The law’s attempt to regulate private companies’ censorship techniques faced strict scrutiny in court and was enjoined for breaching the First Amendment. Removing the carveout for theme parks, which predominantly affects Disney, does not change the constitutionality of SB 7072.

As Computer and Communications Industry Association President Matt Schruers stated, “this law is wrong not because the Legislature carved out a once-favored Florida company, but because the government has no business dictating what speech private businesses must host.”

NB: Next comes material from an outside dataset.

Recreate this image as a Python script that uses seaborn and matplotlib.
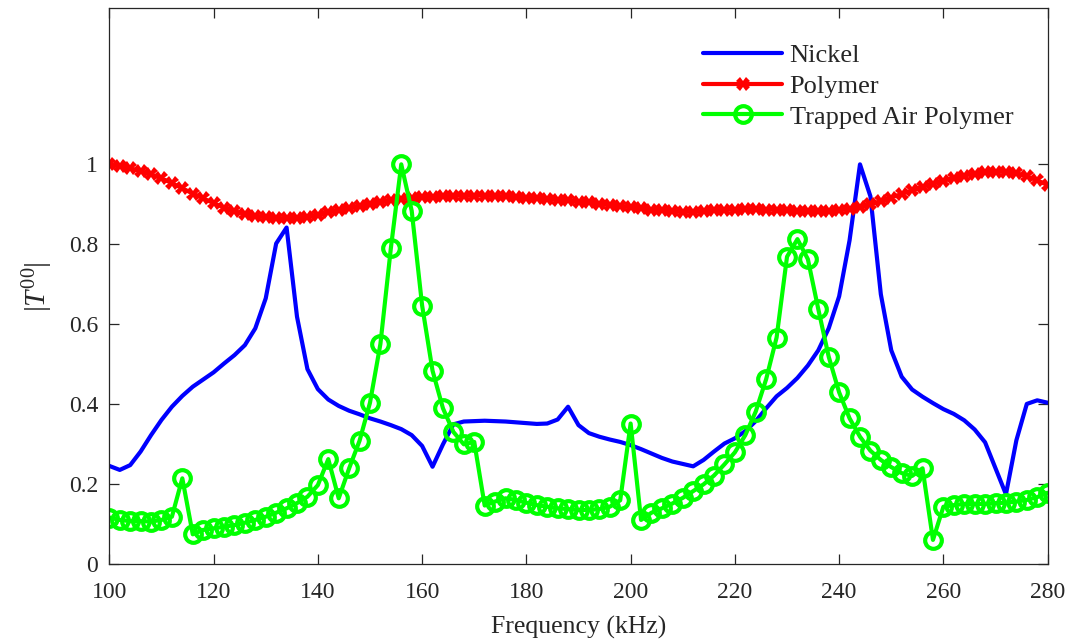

SB 7072 remains unconstitutional and contains serious legal flaws that may ensure it never becomes law in the state. And yet, the Florida Legislature spent valuable and important time forcing SB 6-C through. It passed through the legislature by a 70-38 vote with majority of Democrats expressing serious opposition due to the bills’ unintended economic consequences and DeSantis’ overreach.

Florida is — and has always been — a state of both great potential and great action. Florida has a lot to offer its current and future residents and as Floridians, we have a lot to be proud of — small businesses and entrepreneurs in every corner of our state who help boost our economy, world-class higher-education systems, some of the highest ranked achievements in K-12 education, well-performing infrastructure and more.

Florida is more than just a vacation destination. I urge our leaders to stay focused on the issues that matter to Floridians and encourage them to continue to ensure Florida remains the best place in the nation to live, work, learn and play.

Julio Fuentes is the President and CEO of the Florida State Hispanic Chamber of Commerce.